Uma posição minoritária, a de Niccolai: quase
herética, fortemente combatida, mas em condições de pensar uma política capaz
de colher as ondas longas da história italiana. Em 1987, ficou para história
seu discurso ao Congresso de Sorrento. Nele, em nome de Nicolino Bombacci,
convidava à recomposição das "cisões socialistas". Naqueles anos, com
sua revista "L'Eco della Versilia", será o ponto de referência mais
forte para a dissidência interna e as tentativas de diálogo com o exterior. E
quando morre em Pisa, em 31 de Outubro de 1989, deixará o testamento ao seu
colaborador Antonio Carli. "L'Eco" mudará seu nome transformando-se
em "Tabula Rasa". E em volta da publicação se juntarão Gianni
Benvenuti e Pietrangelo Buttafuoco, Umberto Croppi e Beniamino Donnici, Vito
Errico e Fabio Granata, Luciano Lanna e Peppe Nanni... São a última morada de
uma velha tradição.
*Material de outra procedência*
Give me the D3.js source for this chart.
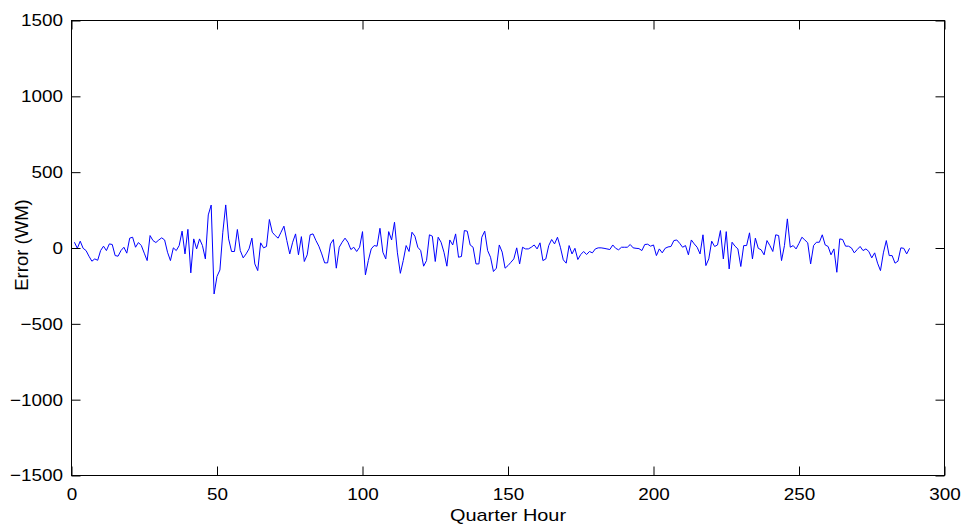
<!DOCTYPE html>
<html>
<head>
<meta charset="utf-8">
<script src="https://cdn.jsdelivr.net/npm/d3@7"></script>
<style>
  html, body { margin: 0; padding: 0; background: #fff; }
  svg { display: block; }
  text { font-family: "Liberation Sans", Arial, Helvetica, sans-serif; fill: #000; }
</style>
</head>
<body>
<svg id="chart" width="965" height="526"></svg>
<script>
// Forecast error per quarter hour (288 quarter hours = 3 days)
const errorValues = [
  38, -2, 45, -2, -17, -54, -87, -72, -81, -17,
  12, -17, 27, 23, -50, -54, -17, 5, -34, 65,
  71, 5, 36, 16, -34, -83, 82, 49, 36, 53,
  67, 53, -28, -83, 1, -17, 16, 111, -39, 123,
  -164, 60, -6, 60, 16, -72, 218, 283, -303, -187,
  -145, 104, 284, 60, -23, -23, 122, -17, -65, -39,
  -6, 65, -105, -149, 34, 1, 10, 188, 104, 82,
  65, 104, 144, 49, -39, 38, 93, -45, 75, -89,
  -45, 87, 93, 49, 12, -39, -98, -98, 27, 56,
  -133, 5, 38, 65, 38, -10, 5, -23, 5, 108,
  -177, -83, -6, 16, 12, 130, -28, -72, 108, 53,
  170, -32, -167, -83, 16, -23, 104, 78, 5, -17,
  -120, -83, 87, 78, -89, 71, 38, -28, -120, 53,
  20, 93, -61, -56, 115, 111, 20, 5, -105, -105,
  71, 111, -17, -61, -155, -133, 20, -27, -133, -116,
  -94, -72, 1, -105, 5, -6, -6, 5, 20, -6,
  34, -83, -72, 16, 56, 27, 71, 5, -78, -100,
  16, -39, -2, -76, -43, -23, -43, -23, -32, -6,
  1, 1, -2, -6, -10, 20, -2, -12, 5, 5,
  5, 23, 1, -2, -4, -17, 23, 25, 12, 20,
  -50, -6, -32, -2, 7, 10, 49, 53, 31, 5,
  16, -45, 53, 27, 5, -39, 87, -116, -72, 45,
  10, 20, 115, -72, 108, -138, 38, 12, -6, -122,
  16, 16, 100, -72, 65, -2, -12, -45, 49, 16,
  -23, 87, 82, -83, 16, 192, 5, 16, -6, 31,
  71, 53, 34, -105, 16, 38, 38, 87, 20, 10,
  -45, -6, -160, 60, 56, 12, 12, 1, -32, -10,
  10, -17, -6, -23, -65, -32, -100, -149, -32, 49,
  -50, -50, -100, -87, 1, -2, -39, -2
];
// Quarter-hour index of each value (1-based)
const quarterHours = errorValues.map((_, i) => i + 1);

const xTicks = [0, 50, 100, 150, 200, 250, 300];
const yTicks = [-1500, -1000, -500, 0, 500, 1000, 1500];
const xDomain = [0, 300];
const yDomain = [-1500, 1500];
const xLabel = "Quarter Hour";
const yLabel = "Error (WM)";

const svg = d3.select("#chart");
const plot = { left: 71.5, right: 944.5, top: 20.5, bottom: 475.5 };
const tickLen = 9;

const x = d3.scaleLinear().domain(xDomain).range([plot.left, plot.right]);
const y = d3.scaleLinear().domain(yDomain).range([plot.bottom, plot.top]);

// Data line
const line = d3.line()
  .x((d, i) => x(quarterHours[i]))
  .y(d => y(d));

svg.append("path")
  .datum(errorValues)
  .attr("d", line)
  .attr("fill", "none")
  .attr("stroke", "#0000ff")
  .attr("stroke-width", 1)
  .attr("stroke-linejoin", "round");

// Axes: ticks point inward on all four sides (boxed axes)
const fmt = d3.format("d");
const fontSize = 17;

const bottomAxis = d3.axisBottom(x).tickValues(xTicks).tickFormat(fmt)
  .tickSizeInner(-tickLen).tickSizeOuter(0).tickPadding(tickLen + 8);
const topAxis = d3.axisTop(x).tickValues(xTicks).tickFormat("")
  .tickSizeInner(-tickLen).tickSizeOuter(0);
const leftAxis = d3.axisLeft(y).tickValues(yTicks).tickFormat(fmt)
  .tickSizeInner(-tickLen).tickSizeOuter(0).tickPadding(tickLen + 8);
const rightAxis = d3.axisRight(y).tickValues(yTicks).tickFormat("")
  .tickSizeInner(-tickLen).tickSizeOuter(0);

function styleAxis(g) {
  g.select(".domain").remove();
  g.selectAll(".tick line").attr("stroke", "#000").attr("stroke-width", 1);
  g.selectAll(".tick text")
    .attr("font-size", fontSize)
    .attr("font-family", "Liberation Sans, Arial, sans-serif")
    .attr("fill", "#000");
}

svg.append("g").attr("transform", `translate(0,${plot.bottom})`).call(bottomAxis).call(styleAxis)
  .selectAll(".tick text").attr("dy", "0.35em").attr("y", 19);
svg.append("g").attr("transform", `translate(0,${plot.top})`).call(topAxis).call(styleAxis);
svg.append("g").attr("transform", `translate(${plot.left},0)`).call(leftAxis).call(styleAxis)
  .selectAll(".tick text").attr("x", -8.5);
svg.append("g").attr("transform", `translate(${plot.right},0)`).call(rightAxis).call(styleAxis);

// Frame
svg.append("rect")
  .attr("x", plot.left).attr("y", plot.top)
  .attr("width", plot.right - plot.left).attr("height", plot.bottom - plot.top)
  .attr("fill", "none").attr("stroke", "#000").attr("stroke-width", 1);

// Axis titles
svg.append("text")
  .attr("class", "xlabel")
  .attr("x", (plot.left + plot.right) / 2)
  .attr("y", 521)
  .attr("text-anchor", "middle")
  .attr("font-size", fontSize)
  .text(xLabel);

svg.append("text")
  .attr("class", "ylabel")
  .attr("transform", `translate(27.5,${(plot.top + plot.bottom) / 2 - 3}) rotate(-90)`)
  .attr("text-anchor", "middle")
  .attr("font-size", 18.5)
  .text(yLabel);

// Slightly widen horizontal lettering
svg.selectAll(".tick text").each(function () {
  const len = this.getComputedTextLength();
  if (len > 0) d3.select(this).attr("textLength", len * 1.11).attr("lengthAdjust", "spacingAndGlyphs");
});
svg.selectAll(".xlabel").each(function () {
  const len = this.getComputedTextLength();
  d3.select(this).attr("textLength", len * 1.17).attr("lengthAdjust", "spacingAndGlyphs");
});
</script>
</body>
</html>
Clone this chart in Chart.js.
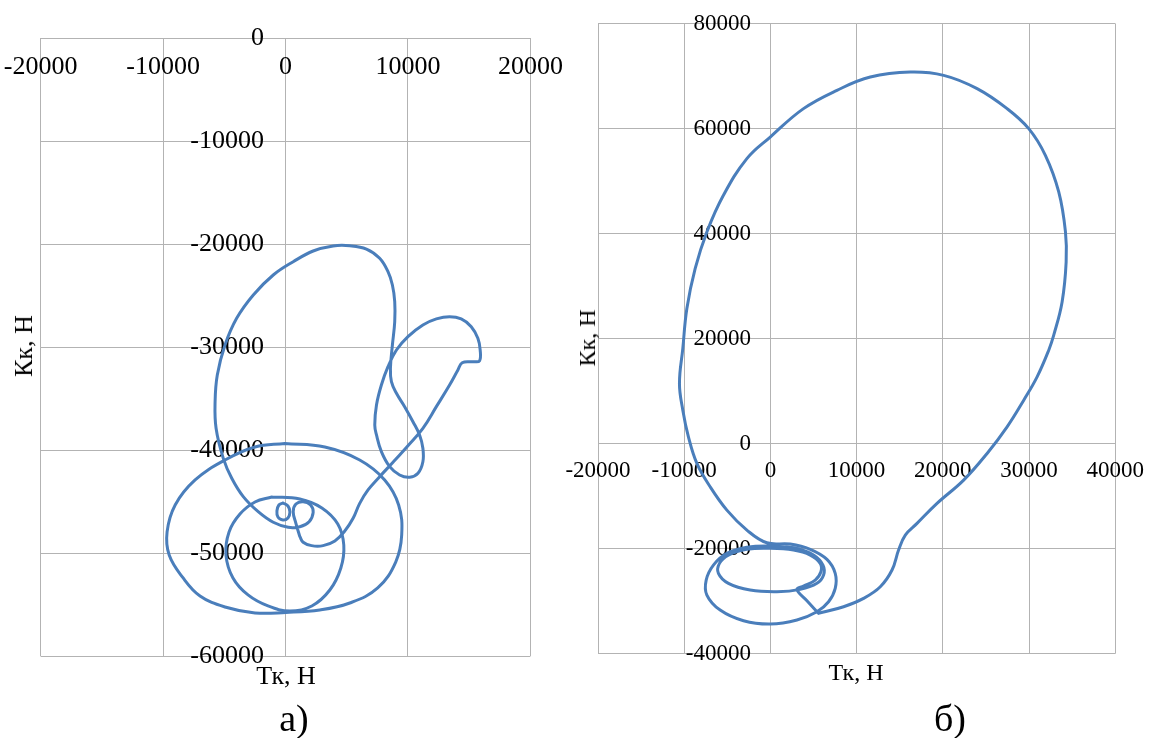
<!DOCTYPE html>
<html>
<head>
<meta charset="utf-8">
<script src="https://cdn.jsdelivr.net/npm/chart.js@4"></script>
<style>
  html, body { margin: 0; background: #fff; }
  #page { position: relative; width: 1152px; height: 738px; overflow: hidden;
          font-family: 'Liberation Serif', 'Times New Roman', serif; color: #000; }
  canvas { position: absolute; top: 0; }
  #chartA { left: -10px; }
  #chartB { left: 540px; }
  .lbl { position: absolute; transform: translate(-50%, -50%); white-space: nowrap; line-height: 1; }
  .rot { transform: translate(-50%, -50%) rotate(-90deg); }
</style>
</head>
<body>
<div id="page">
  <canvas id="chartA" width="596" height="738"></canvas>
  <canvas id="chartB" width="630" height="738"></canvas>
  <div class="lbl rot" style="left:24px;top:346px;font-size:26px">Кк, Н</div>
  <div class="lbl" style="left:286px;top:676px;font-size:26px">Тк, Н</div>
  <div class="lbl rot" style="left:587px;top:338px;font-size:24px">Кк, Н</div>
  <div class="lbl" style="left:856px;top:672px;font-size:24px">Тк, Н</div>
  <div class="lbl" style="left:294px;top:718px;font-size:38px">а)</div>
  <div class="lbl" style="left:950px;top:718px;font-size:38px">б)</div>
</div>
<script>
// chart а): Tк (x) and Kк (y), N
const cycleTk = [1170, 1440, 2130, 3070, 4030, 4840, 5520, 6060, 6740, 7690, 8780, 10000, 11220, 12320,
  13400, 14080, 14430, 15300, 15840, 15900, 15710, 15170, 14350, 13400, 12320, 11220, 10000, 9060, 8370,
  7830, 7430, 7290, 7430, 7830, 8510, 9320, 10140, 10820, 11220, 11220, 10950, 10410, 9730, 9060, 8650,
  8570, 8730, 8920, 8920, 8730, 8370, 7690, 6610, 5250, 3890, 2260, 630, -1000, -2630, -3990, -4940,
  -5570, -5750, -5670, -5080, -4390, -3450, -2230, -1000, 220, 1170, 1930, 2260, 2050, 1440, 850, 630,
  850, 1170]
const cycleKk = [-48400, -48950, -49280, -49280, -48830, -47860, -46620, -45170, -43870, -42580, -41180,
  -39570, -37880, -35780, -33680, -32220, -31510, -31410, -31340, -30280, -29140, -28010, -27260, -27040,
  -27260, -27850, -28980, -30280, -31900, -33680, -35620, -37560, -38530, -40150, -41610, -42420, -42640,
  -42250, -41130, -39820, -38530, -37240, -35780, -34480, -33350, -32050, -29790, -27530, -25580, -23960,
  -22670, -21370, -20470, -20150, -20170, -20660, -21700, -22990, -24930, -27200, -29790, -32700, -35300,
  -37880, -40800, -42740, -44520, -45980, -47010, -47500, -47440, -46950, -46040, -45330, -45010, -45230,
  -45980, -47110, -48400]

const bigRingTk = [-50, 3210, 6060, 8100, 9240, 9490, 9000, 7530, 5250, 2800, 30, -2490, -4940, -6980,
  -8360, -9500, -9670, -9010, -7380, -4940, -2490, -50]
const bigRingKk = [-39360, -39700, -40960, -42900, -45330, -48240, -50870, -53390, -54850, -55530, -55770,
  -55820, -55240, -54170, -52420, -50190, -47950, -45330, -42900, -40960, -39700, -39360]

const midRingTk = [-1110, 1170, 2970, 4270, 4760, 4520, 3620, 2150, 360, -1430, -3060, -4290, -4860, -4610,
  -3720, -2490, -1110]
const midRingKk = [-44550, -44750, -45620, -47180, -49220, -51450, -53590, -55140, -55630, -55140, -54070,
  -52420, -50190, -47950, -46210, -45040, -44550]

const smallRingTk = [-210, 200, 360, 200, -210, -620, -700, -540, -210]
const smallRingKk = [-45140, -45430, -46010, -46590, -46790, -46500, -45910, -45330, -45140]

// chart б)
const loopTk = [5580, 8490, 10810, 12750, 14110, 14870, 15650, 17010, 19330, 22420, 25140, 27460, 29390,
  30940, 32290, 32870, 33840, 34310, 34230, 33450, 31900, 29970, 27460, 23980, 20100, 16230, 11590, 7720,
  3840, -20, -2730, -5450, -7370, -8730, -9690, -10160, -10550, -10160, -9510, -8530, -6990, -5050, -2730, -410]
const loopKk = [-32310, -31060, -29460, -27250, -24070, -20270, -17410, -15190, -11380, -6950, -1870, 3200,
  8280, 12710, 17790, 20650, 26990, 34600, 40310, 47920, 54900, 59980, 63790, 67600, 70130, 70750, 69800,
  67270, 63790, 58380, 54270, 47290, 40310, 33340, 25730, 18120, 11460, 6380, 1290, -3770, -8220, -12660,
  -16460, -18880]

const coilTk = [2300, 4620, 6560, 7520, 7520, 6750, 5400, 3080, -20, -3120, -5830, -7370, -7450, -6610,
  -5050, -2730, -20, 3080, 5000, 6100, 6170, 5400, 3460, 760, -2350, -4870, -6030, -5910, -4870, -2730,
  -20, 2680, 4620, 5780, 5860, 5200, 3840, 3080, 4240, 5580]
const coilKk = [-19130, -20130, -22040, -24700, -27560, -30110, -32010, -33590, -34350, -33720, -31690,
  -28830, -25980, -23120, -20900, -19750, -19510, -19940, -21220, -23120, -25020, -26600, -27750, -28200,
  -27880, -26600, -24700, -22800, -21220, -20130, -19940, -20270, -21220, -22800, -24400, -25980, -27120,
  -27750, -29920, -32310]

const SERIF = "'Liberation Serif', 'Times New Roman', serif"
const BLUE = '#4a7ebb'
const GRID = '#b3b3b3'

function pairs(xs, ys) {
  return xs.map((x, i) => ({ x: x, y: ys[i] }))
}

function curve(xs, ys) {
  return {
    data: pairs(xs, ys),
    showLine: true,
    borderColor: BLUE,
    borderWidth: 3,
    borderCapStyle: 'round',
    borderJoinStyle: 'round',
    pointRadius: 0,
    tension: 0.4,
    fill: false,
  }
}

function axis(min, max, step, position, size, pad) {
  return {
    type: 'linear',
    min: min,
    max: max,
    position: position,
    ticks: {
      stepSize: step,
      color: '#000',
      font: { family: SERIF, size: size },
      padding: pad,
      maxRotation: 0,
      autoSkip: false,
      callback: v => String(v),
    },
    grid: { color: GRID, lineWidth: 1, drawTicks: false },
    border: { color: GRID, width: 1 },
  }
}

// value axis labels sit a little left of the Tк = 0 line, the line itself is the x grid line
function valueAxis(min, max, step, labelAt, size) {
  const a = axis(min, max, step, { x: labelAt }, size, 0)
  a.border = { display: false }
  return a
}

const common = {
  responsive: false,
  animation: false,
  events: [],
  plugins: { legend: { display: false }, tooltip: { enabled: false } },
}

new Chart(document.getElementById('chartA'), {
  type: 'scatter',
  data: {
    datasets: [
      curve(cycleTk, cycleKk),
      curve(bigRingTk, bigRingKk),
      curve(midRingTk, midRingKk),
      curve(smallRingTk, smallRingKk),
    ]
  },
  options: {
    ...common,
    layout: { padding: { left: 50.6, top: 38.3, right: 55.6, bottom: 82 } },
    scales: {
      x: axis(-20000, 20000, 10000, { y: 0 }, 26, 13),
      y: valueAxis(-60000, 0, 10000, -1760, 26),
    }
  }
})

new Chart(document.getElementById('chartB'), {
  type: 'scatter',
  data: {
    datasets: [
      curve(loopTk.concat(coilTk), loopKk.concat(coilKk)),
    ]
  },
  options: {
    ...common,
    layout: { padding: { left: 58, top: 23.5, right: 54.8, bottom: 84.3 } },
    scales: {
      x: axis(-20000, 40000, 10000, { y: 0 }, 23, 14),
      y: valueAxis(-40000, 80000, 20000, -2265, 23),
    }
  }
})
</script>
</body>
</html>
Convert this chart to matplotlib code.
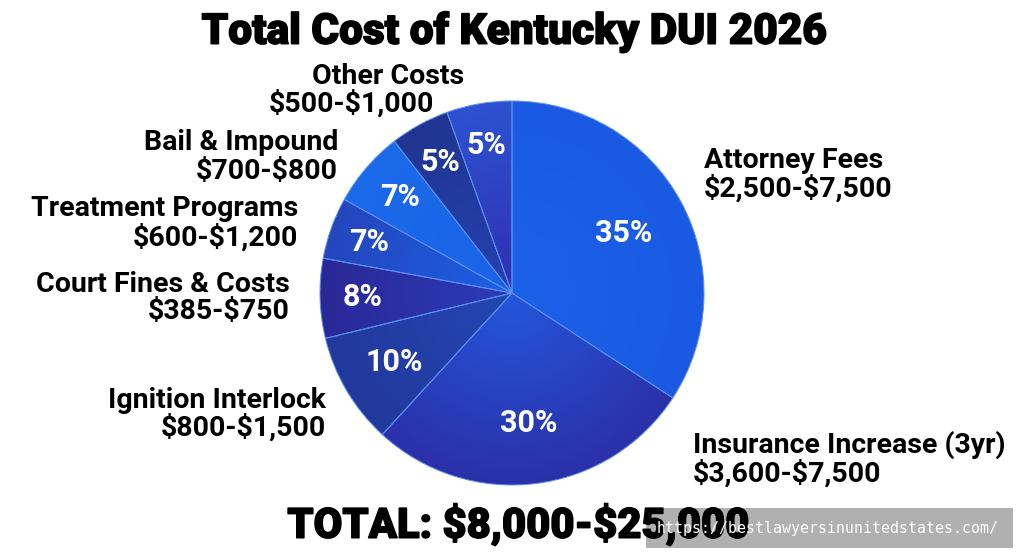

Que por vezes se apresenta com a força de mito. E por
vezes, ao contrário, com a instabilidade de uma ilusão ótica. Mas que teve o
mérito de não permanecer jamais restrita ao interior de um partido, e muito
menos de uma corrente. Sempre emanando energias e iluminações que todavia
influíram sobre os percursos políticos e culturais de todo o Fascismo.